>>>>>

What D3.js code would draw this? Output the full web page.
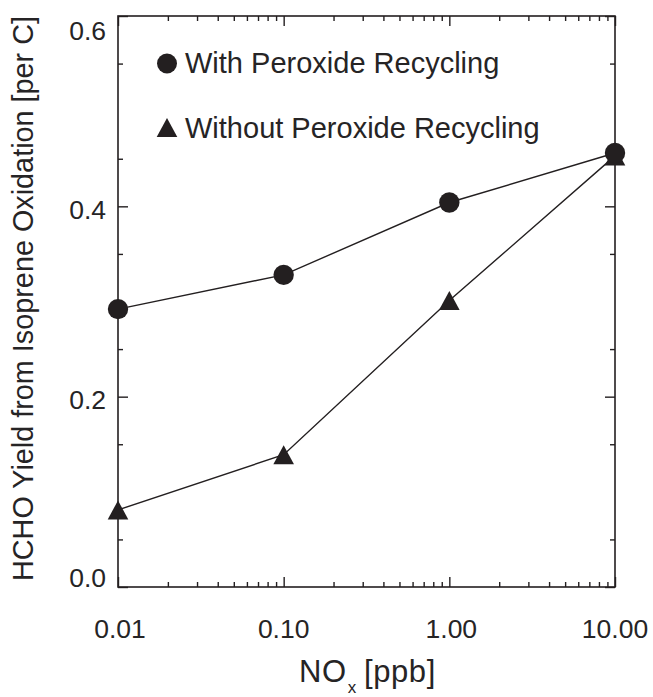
<!DOCTYPE html>
<html>
<head>
<meta charset="utf-8">
<script src="https://cdn.jsdelivr.net/npm/d3@7"></script>
<style>
  html, body { margin: 0; padding: 0; background: #fff; }
  svg { display: block; }
  text { font-family: "Liberation Sans", Arial, Helvetica, sans-serif; fill: #262425; }
</style>
</head>
<body>
<div id="chart"></div>
<script>
// ---- data ----
const noxValues = [0.01, 0.1, 1, 10];
const withRecycling = [0.292, 0.328, 0.404, 0.456];
const withoutRecycling = [0.081, 0.139, 0.301, 0.453];
const xTickValues = [0.01, 0.1, 1, 10];
const xTickLabels = ["0.01", "0.10", "1.00", "10.00"];
const yTickValues = [0.0, 0.2, 0.4, 0.6];
const yTickLabels = ["0.0", "0.2", "0.4", "0.6"];
const legendLabels = ["With Peroxide Recycling", "Without Peroxide Recycling"];

// ---- layout ----
const W = 653, H = 697;
const L = 118, R = 615, T = 16, B = 587;
const ink = "#231f20";

const svg = d3.select("#chart").append("svg").attr("width", W).attr("height", H);

const x = d3.scaleLog().domain([0.01, 10]).range([L, R]);
const y = d3.scaleLinear().domain([0, 0.6]).range([B, T]);

// minor ticks
const xMinor = [];
[0.01, 0.1, 1].forEach(d => { for (let k = 2; k <= 9; k++) xMinor.push(d * k); });
const yMinor = d3.range(0.05, 0.6, 0.1).map(v => +v.toFixed(2));

function styleAxis(g) {
  g.select(".domain").remove();
  g.selectAll(".tick line").attr("stroke", ink).attr("stroke-width", 1.4);
  g.selectAll(".tick text").remove();
}

// bottom/top x axes
[[d3.axisBottom, B], [d3.axisTop, T]].forEach(([ax, pos]) => {
  svg.append("g").attr("transform", `translate(0,${pos})`)
    .call(ax(x).tickValues(xTickValues).tickSize(-10).tickFormat(() => "")).call(styleAxis);
  svg.append("g").attr("transform", `translate(0,${pos})`)
    .call(ax(x).tickValues(xMinor).tickSize(-5).tickFormat(() => "")).call(styleAxis);
});
// left/right y axes
[[d3.axisLeft, L], [d3.axisRight, R]].forEach(([ax, pos]) => {
  svg.append("g").attr("transform", `translate(${pos},0)`)
    .call(ax(y).tickValues(yTickValues).tickSize(-10).tickFormat(() => "")).call(styleAxis);
  svg.append("g").attr("transform", `translate(${pos},0)`)
    .call(ax(y).tickValues(yMinor).tickSize(-5).tickFormat(() => "")).call(styleAxis);
});

// frame
svg.append("rect").attr("x", L).attr("y", T).attr("width", R - L).attr("height", B - T)
  .attr("fill", "none").attr("stroke", ink).attr("stroke-width", 1.6);

// tick labels
svg.append("g").selectAll("text").data(xTickValues).join("text")
  .attr("x", (d, i) => x(d) + (i === 0 ? 2 : (i === 2 ? 2 : 0)))
  .attr("y", 637.5)
  .attr("text-anchor", "middle")
  .attr("font-size", 26.5)
  .text((d, i) => xTickLabels[i]);

svg.append("g").selectAll("text").data(yTickValues).join("text")
  .attr("x", 106)
  .attr("y", d => Math.min(Math.max(y(d) + 3, 31), 578) + 9.3)
  .attr("text-anchor", "end")
  .attr("font-size", 26.5)
  .text((d, i) => yTickLabels[i]);

// axis titles
const xt = svg.append("text").attr("x", (L + R) / 2 + 1).attr("y", 682)
  .attr("text-anchor", "middle").attr("font-size", 31).attr("letter-spacing", 0.6);
xt.append("tspan").text("NO");
xt.append("tspan").attr("font-size", 17).attr("dx", 1).attr("dy", 11).text("x");
xt.append("tspan").attr("dy", -11).attr("dx", 7).text("[ppb]");

svg.append("text")
  .attr("transform", `translate(33,${(T + B) / 2 - 3}) rotate(-90)`)
  .attr("text-anchor", "middle")
  .attr("font-size", 28.8)
  .text("HCHO Yield from Isoprene Oxidation [per C]");

// ---- data marks ----
const line = d3.line().x(d => x(d[0])).y(d => y(d[1]));
const withPts = noxValues.map((v, i) => [v, withRecycling[i]]);
const withoutPts = noxValues.map((v, i) => [v, withoutRecycling[i]]);

svg.append("path").datum(withPts).attr("d", line)
  .attr("fill", "none").attr("stroke", ink).attr("stroke-width", 1.4);
svg.append("path").datum(withoutPts).attr("d", line)
  .attr("fill", "none").attr("stroke", ink).attr("stroke-width", 1.4);

const tri = (cx, cy) => `M${cx - 10.3},${cy + 9.5}L${cx + 10.3},${cy + 9.5}L${cx},${cy - 9.5}Z`;

svg.append("g").selectAll("path").data(withoutPts).join("path")
  .attr("d", d => tri(x(d[0]), y(d[1]))).attr("fill", ink);
svg.append("g").selectAll("circle").data(withPts).join("circle")
  .attr("cx", d => x(d[0])).attr("cy", d => y(d[1])).attr("r", 10.2).attr("fill", ink);

// ---- legend ----
const lg = svg.append("g");
lg.append("circle").attr("cx", 167).attr("cy", 63.5).attr("r", 10).attr("fill", ink);
lg.append("text").attr("x", 185).attr("y", 73.3).attr("font-size", 29).text(legendLabels[0]);
lg.append("path").attr("d", tri(167, 127.5)).attr("fill", ink);
lg.append("text").attr("x", 185).attr("y", 138.3).attr("font-size", 29).text(legendLabels[1]);
</script>
</body>
</html>
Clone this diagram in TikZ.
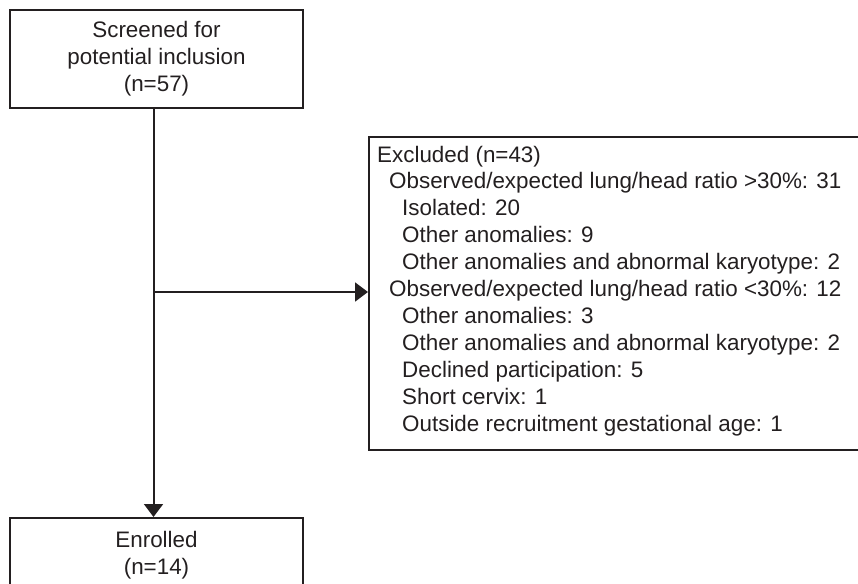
\documentclass[tikz,border=0pt]{standalone}
\usepackage{fontspec}
\setmainfont{Liberation Sans}
\usetikzlibrary{arrows.meta}
\definecolor{ink}{HTML}{231F20}
\begin{document}
\begin{tikzpicture}[x=1pt,y=-1pt,
  box/.style={draw=ink, line width=2pt, rectangle, inner sep=0pt, text=ink,
    font=\fontsize{22.4}{26.9}\selectfont, align=center},
  txt/.style={inner sep=0pt, text=ink, font=\fontsize{22.4}{26.9}\selectfont, align=left},
  conn/.style={draw=ink, line width=2pt},
  arr/.style={conn, -{Triangle[length=13pt,width=19pt]}}]
\useasboundingbox (0,0) rectangle (858,583);
\node[box, minimum width=293pt, minimum height=98pt] (screen) at (156.5,59)
  {Screened for\\potential inclusion\\(n=57)};
\node[box, minimum width=293pt, minimum height=74pt] (enrol) at (156.5,555)
  {Enrolled\\(n=14)};
\node[box, anchor=north west, minimum width=500pt, minimum height=313pt] (exbox) at (368,136) {};
\node[txt, anchor=base west] (extext) at (377,431)
  {Excluded (n=43)\\
   \hspace*{12pt}Observed/expected lung/head ratio >30\%: 31\\
   \hspace*{25pt}Isolated: 20\\
   \hspace*{25pt}Other anomalies: 9\\
   \hspace*{25pt}Other anomalies and abnormal karyotype: 2\\
   \hspace*{12pt}Observed/expected lung/head ratio <30\%: 12\\
   \hspace*{25pt}Other anomalies: 3\\
   \hspace*{25pt}Other anomalies and abnormal karyotype: 2\\
   \hspace*{25pt}Declined participation: 5\\
   \hspace*{25pt}Short cervix: 1\\
   \hspace*{25pt}Outside recruitment gestational age: 1};
\coordinate (branch) at (153.5,292);
\draw[arr] (screen.south -| branch) -- (enrol.north -| branch);
\draw[arr] (branch) -- (branch -| exbox.west);
\end{tikzpicture}
\end{document}
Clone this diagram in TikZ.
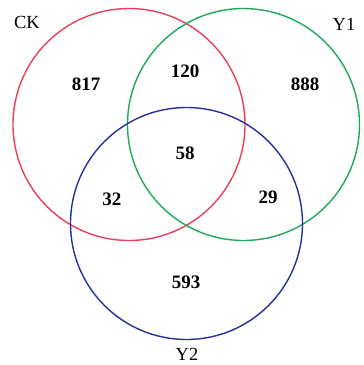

<<<<<

▸ **Your instructions**
Return every line holding the word "draw" from the records.

▸ **Written response**
What D3.js code would draw this? Output the full web page.
  box/.style={draw=ink, line width=2pt, rectangle, inner sep=0pt, text=ink,
  conn/.style={draw=ink, line width=2pt},
\draw[arr] (screen.south -| branch) -- (enrol.north -| branch);
\draw[arr] (branch) -- (branch -| exbox.west);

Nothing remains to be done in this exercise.